You can also choose to replace the non-ASCII characters as follows:

str2 =  "keepРitоgoing.сNeverсgiveиup.я"
a = str2.encode(encoding="ascii", errors="replace").decode().replace("?", " ")
print(a)

Output:

keep it going. Never give up.

In the code snippet, any non-ASCII character is replaced (with “?” by default) through encoding, then we decode the bytes data into a string, and lastly replace “?” with whitespace.

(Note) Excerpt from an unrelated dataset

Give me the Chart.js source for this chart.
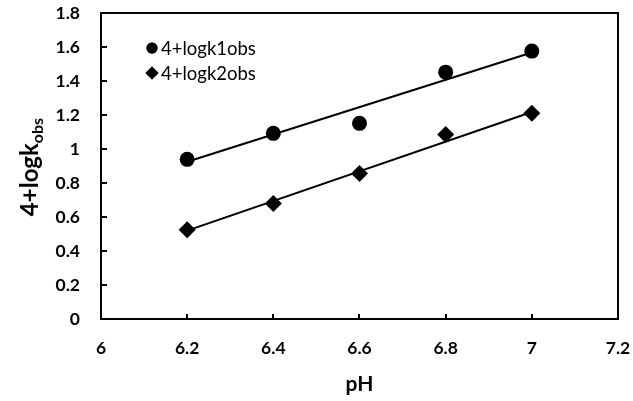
<!DOCTYPE html>
<html>
<head>
<meta charset="utf-8">
<script src="https://cdn.jsdelivr.net/npm/chart.js@4/dist/chart.umd.min.js"></script>
<style>
  html, body { margin: 0; padding: 0; background: #fff; }
  #wrap { width: 633px; height: 401px; }
</style>
</head>
<body>
<div id="wrap"><canvas id="chart" width="633" height="401"></canvas></div>
<script>
/* Data */
const phValues = [6.2, 6.4, 6.6, 6.8, 7.0];
const logk1obs = [0.939, 1.092, 1.151, 1.452, 1.576];
const logk2obs = [0.525, 0.679, 0.856, 1.086, 1.210];

// trendline ends (as drawn in the picture)
const trendX = [6.2, 7.0];
const trend1Y = [0.925, 1.568];
const trend2Y = [0.52, 1.218];

const xTicks = [6, 6.2, 6.4, 6.6, 6.8, 7, 7.2];
const yTicks = [0, 0.2, 0.4, 0.6, 0.8, 1, 1.2, 1.4, 1.6, 1.8];

const seriesNames = ["4+logk1obs", "4+logk2obs"];

function toPoints(xs, ys){
    return xs.map(function(x, i){ return {x: x, y: ys[i]} });
}

const FONT = "Lato, 'Open Sans', sans-serif";

/* box round the plot area, inner tick marks, legend and y title */
const decor = {
    id: "decor",
    afterDraw(chart){
        const ctx = chart.ctx;
        const a = chart.chartArea;
        const xs = chart.scales.x, ys = chart.scales.y;
        ctx.save();
        ctx.strokeStyle = "#000";
        ctx.lineWidth = 2;
        ctx.strokeRect(a.left, a.top, a.right - a.left, a.bottom - a.top);

        // tick marks inside
        ctx.beginPath();
        xTicks.forEach(function(v){
            const px = Math.round(xs.getPixelForValue(v));
            ctx.moveTo(px, a.bottom);
            ctx.lineTo(px, a.bottom - 5);
        });
        yTicks.forEach(function(v){
            const py = Math.round(ys.getPixelForValue(v));
            ctx.moveTo(a.left, py);
            ctx.lineTo(a.left + 6, py);
        });
        ctx.stroke();

        // legend
        const styles = ["circle", "rectRot"];
        const legY = [48, 73];
        ctx.fillStyle = "#000";
        ctx.font = "18.5px " + FONT;
        ctx.textBaseline = "middle";
        ctx.textAlign = "left";
        seriesNames.forEach(function(name, i){
            Chart.helpers.drawPoint(ctx, {pointStyle: styles[i], radius: i == 0 ? 5.5 : 6.5, borderWidth: 0}, 152, legY[i]);
            ctx.fill();
            ctx.fillText(name, 161, legY[i] + 1);
        });

        // y axis title with subscript
        ctx.translate(38, 167);
        ctx.rotate(-Math.PI / 2);
        ctx.textBaseline = "alphabetic";
        ctx.font = "bold 24px " + FONT;
        const main = "4+logk";
        const w1 = ctx.measureText(main).width;
        ctx.font = "bold 16px " + FONT;
        const w2 = ctx.measureText("obs").width;
        const start = -(w1 + w2) / 2;
        ctx.font = "bold 24px " + FONT;
        ctx.fillText(main, start, 0);
        ctx.font = "bold 16px " + FONT;
        ctx.fillText("obs", start + w1, 5);
        ctx.restore();
    }
};

new Chart(document.getElementById("chart"), {
    type: "scatter",
    data: {
        datasets: [
            {
                label: "trend1", type: "line",
                data: toPoints(trendX, trend1Y),
                borderColor: "#000", borderWidth: 2, pointRadius: 0, order: 2
            },
            {
                label: "trend2", type: "line",
                data: toPoints(trendX, trend2Y),
                borderColor: "#000", borderWidth: 2, pointRadius: 0, order: 2
            },
            {
                label: seriesNames[0],
                data: toPoints(phValues, logk1obs),
                pointStyle: "circle", pointRadius: 7.5,
                backgroundColor: "#000", borderColor: "#000", borderWidth: 0, order: 1
            },
            {
                label: seriesNames[1],
                data: toPoints(phValues, logk2obs),
                pointStyle: "rectRot", pointRadius: 8.5,
                backgroundColor: "#000", borderColor: "#000", borderWidth: 0, order: 1
            }
        ]
    },
    options: {
        responsive: false,
        animation: false,
        layout: { padding: { left: 0, top: 13, right: 15, bottom: 0 } },
        plugins: {
            legend: { display: false },
            tooltip: { enabled: false }
        },
        scales: {
            x: {
                type: "linear", min: 6, max: 7.2,
                afterBuildTicks: function(s){ s.ticks = xTicks.map(function(v){ return {value: v} }) },
                afterFit: function(s){ s.height = 82; s.paddingLeft = 0; s.paddingRight = 0 },
                grid: { drawOnChartArea: false, drawTicks: false },
                border: { color: "#000", width: 2 },
                ticks: {
                    color: "#000", padding: 19,
                    font: { family: FONT, size: 17.5, weight: "bold" },
                    callback: function(v){ return String(Math.round(v * 10) / 10) }
                },
                title: {
                    display: true, text: "pH", color: "#000",
                    font: { family: FONT, size: 21, weight: "bold" },
                    padding: { top: 0, bottom: 4 }
                }
            },
            y: {
                type: "linear", min: 0, max: 1.8,
                afterBuildTicks: function(s){ s.ticks = yTicks.map(function(v){ return {value: v} }) },
                afterFit: function(s){ s.width = 101; s.paddingTop = 0; s.paddingBottom = 0 },
                grid: { drawOnChartArea: false, drawTicks: false },
                border: { color: "#000", width: 2 },
                ticks: {
                    color: "#000", padding: 21,
                    font: { family: FONT, size: 17.5, weight: "bold" },
                    callback: function(v){ return String(Math.round(v * 10) / 10) }
                }
            }
        }
    },
    plugins: [decor]
});
</script>
</body>
</html>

Method2: Using regular expressions (re) package

Python re module matching is Unicode by default. In the code below, using re.UNICODE flag or not will yield the same result.

import re
case1 = "keep\u0420it\u043egoing.\u0441Never\u0441give\u0438up.\u044f"
case2 = "keepРitоgoing.сNeverсgiveиup.я"
print(re.findall(r'[\x00-\x7F]+', case1))
print(re.findall(r'[\x00-\x7F]+', case2, flags=re.UNICODE))

Output:

['keep', 'it', 'going.', 'Never', 'give', 'up.']
['keep', 'it', 'going.', 'Never', 'give', 'up.']

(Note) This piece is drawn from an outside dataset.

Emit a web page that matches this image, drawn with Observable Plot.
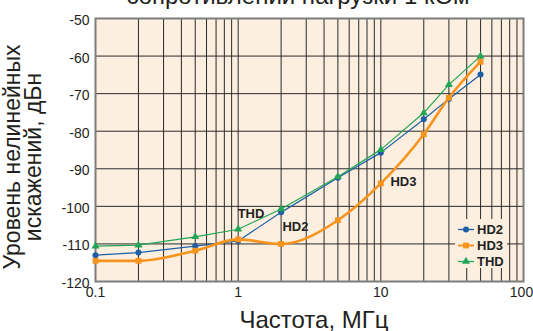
<!DOCTYPE html>
<html><head><meta charset="utf-8">
<script src="https://cdn.jsdelivr.net/npm/d3@7"></script>
<script src="https://cdn.jsdelivr.net/npm/@observablehq/plot@0.6"></script>
<style>
body{margin:0;background:#fff;}
#wrap{position:relative;width:533px;height:331px;overflow:hidden;}
</style></head><body><div id="wrap"></div>
<script>
// ---- data ----
const freq = [0.1, 0.2, 0.5, 1, 2, 5, 10, 20, 30, 50];
const hd2  = [-113.0, -112.3, -110.6, -109.2, -101.6, -92.4, -85.7, -76.8, -71.4, -64.9];
const hd3  = [-114.5, -114.5, -111.8, -108.8, -110.0, -103.7, -93.9, -80.8, -71.1, -61.5];
const thd  = [-110.6, -110.3, -108.1, -106.1, -100.7, -92.1, -84.9, -75.1, -67.6, -60.0];
const seriesNames = ["HD2", "HD3", "THD"];
const seriesColors = ["#1d5ea6", "#f7941d", "#23a556"];
const seriesSymbols = ["circle", "square", "triangle"];
const yTicks = [-50, -60, -70, -80, -90, -100, -110, -120];
const xTicks = [0.1, 1, 10, 100];
const xTickLabels = ["0.1", "1", "10", "100"];
const annoLabels = ["THD", "HD2", "HD3"];
const annoX = [1.23, 2.52, 14.4];
const annoY = [-101.9, -105.4, -93.5];
const titleText = "сопротивлении нагрузки 1 кОм";
const xTitle = "Частота, МГц";
const yTitleLines = ["Уровень нелинейных", "искажений, дБн"];

// ---- build ----
const seriesValues = [hd2, hd3, thd];
const rows = [];
seriesNames.forEach((s, k) => freq.forEach((f, i) => rows.push({series: s, f, v: seriesValues[k][i]})));
const xGrid = [];
for (const d of [0.1, 1, 10]) for (let m = 1; m <= 9; m++) xGrid.push(+(d * m).toPrecision(3));
xGrid.push(100);
const annos = annoLabels.map((t, i) => ({t, x: annoX[i], y: annoY[i]}));
const FONT = "'Liberation Sans', Arial, Helvetica, sans-serif";
const INK = "#231f20";
const BG = "#fdefe0";

const lineMark = (k, opts) => Plot.line(rows.filter(r => r.series === seriesNames[k]),
  {x: "f", y: "v", stroke: seriesColors[k], ...opts});
const dotMark = (k, r) => Plot.dot(rows.filter(r => r.series === seriesNames[k]),
  {x: "f", y: "v", fill: seriesColors[k], symbol: seriesSymbols[k], r});
const xLab = d => xTickLabels[xTicks.indexOf(d)];

const chart = Plot.plot({
  width: 533, height: 331,
  marginLeft: 95, marginRight: 10, marginTop: 18, marginBottom: 50,
  style: {fontFamily: FONT, fontSize: "14px", color: INK, background: "transparent"},
  x: {type: "log", domain: [0.1, 100]},
  y: {domain: [-120, -50]},
  marks: [
    Plot.frame({fill: BG, stroke: null}),
    Plot.ruleX(xGrid.filter(v => v > 0.1), {stroke: "#2a2a2a", strokeWidth: 1}),
    Plot.ruleY(yTicks.filter(v => v > -120 && v < -50), {stroke: "#2a2a2a", strokeWidth: 1}),
    Plot.frame({stroke: "#7d7d7d", strokeWidth: 2}),
    Plot.axisY({ticks: yTicks, tickSize: 0, tickPadding: 6, dy: 2, fontSize: 14, label: null,
      tickFormat: d => String(d)}),
    Plot.axisX({ticks: xTicks.slice(0, 3), tickSize: 0, tickPadding: 6, fontSize: 14, label: null,
      tickFormat: xLab}),
    Plot.axisX({ticks: xTicks.slice(3), tickSize: 0, tickPadding: 6, dx: -2, fontSize: 14, label: null,
      tickFormat: xLab}),
    lineMark(0, {strokeWidth: 1.2}),
    dotMark(0, 3),
    lineMark(1, {strokeWidth: 2.6, curve: "monotone-x"}),
    dotMark(1, 3.3),
    lineMark(2, {strokeWidth: 1.2}),
    dotMark(2, 3),
    Plot.text(annos, {x: "x", y: "y", text: "t", fontWeight: "bold", fontSize: 13, fill: INK})
  ]
});

const svg = d3.select(chart);
svg.style("overflow", "visible");
// title (cut off at top, as in the reference)
svg.append("text").attr("x", 298).attr("y", 4).attr("text-anchor", "middle")
  .attr("font-family", FONT).attr("font-size", 24).attr("fill", INK).text(titleText);
// x title
svg.append("text").attr("x", 314).attr("y", 328).attr("text-anchor", "middle")
  .attr("font-family", FONT).attr("font-size", 24).attr("fill", INK).text(xTitle);
// y title
const yt = svg.append("text").attr("transform", "translate(20,157) rotate(-90)")
  .attr("text-anchor", "middle").attr("font-family", FONT).attr("font-size", 23).attr("fill", INK);
yTitleLines.forEach((l, i) => yt.append("tspan").attr("x", 0).attr("dy", i ? 21 : 0).text(l));

// legend
const lg = svg.append("g").attr("transform", "translate(455,219)");
lg.append("rect").attr("width", 52).attr("height", 49).attr("fill", BG);
const symMap = {circle: d3.symbolCircle, square: d3.symbolSquare, triangle: d3.symbolTriangle};
seriesNames.forEach((s, k) => {
  const y = 10.5 + k * 16;
  const g = lg.append("g").attr("transform", `translate(0,${y})`);
  g.append("line").attr("x1", 3).attr("x2", 19).attr("y1", 0).attr("y2", 0)
    .attr("stroke", seriesColors[k]).attr("stroke-width", k === 1 ? 2 : 1.3);
  const r = k === 1 ? 3.3 : 3;
  g.append("path").attr("transform", "translate(11,0)")
    .attr("d", d3.symbol(symMap[seriesSymbols[k]], Math.PI * r * r)()).attr("fill", seriesColors[k]);
  g.append("text").attr("x", 22).attr("dy", "0.36em").attr("text-anchor", "start")
    .attr("font-family", FONT).attr("font-size", 13).attr("font-weight", "bold")
    .attr("fill", INK).text(s);
});

document.getElementById("wrap").appendChild(chart);
</script>
</body></html>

The patter r'[\x00-\x7F]+’ captures all ASCII Unicode characters. Just like saying ‘a-z’ means all alphabets between a and z, the pattern r'[\x00-\x7F]+’ means all the Unicodes between \x00 and \x7F, which are all ASCII.

We can also use the module re.sub() function to substitute non-ASCII characters with whitespace (or any other character).

import re
case1 = "keep\u0420it\u043egoing.\u0441Never\u0441give\u0438up.\u044f"
print(re.sub(r'[^\x00-\x7F]+',' ',case1))

Output:

keep it going. Never give up.

Using ^ in the pattern string negates the pattern requirements. In this case, it means we need all non-ASCII characters replaced.

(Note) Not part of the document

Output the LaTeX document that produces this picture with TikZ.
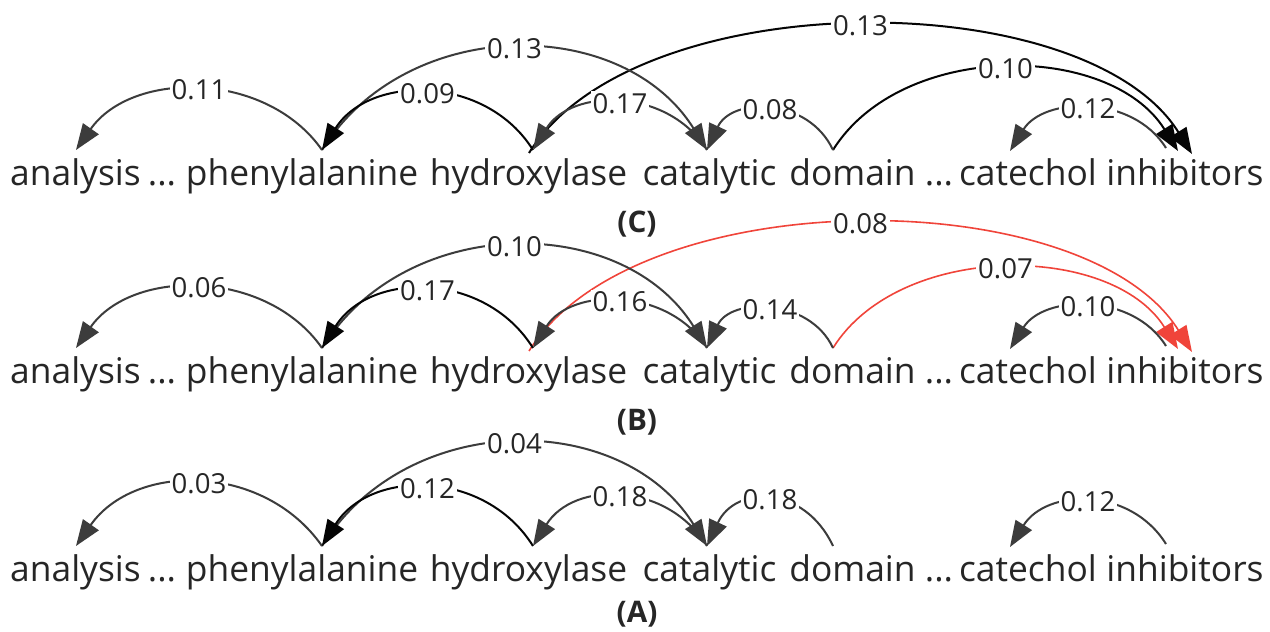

Method3: Using ord() function

As stated earlier, there are 128 characters in ASCII encoding, and in fact, they are indexed 0 through 127 in the ordinal list; in that case, any character having an ord value above 128 is non-ASCII.

import re
case1 = "keep\u0420it\u043egoing.\u0441Never\u0441give\u0438up.\u044f"
a = "".join([i if ord(i)<128 else " " for i in case1 ])
print(a)

Output:

keep it going. Never give up.

If ord(char)<128, that is an ASCII character, so we keep it; otherwise, we replace the character with whitespace ( ” “). We then join lists of characters using the join() function.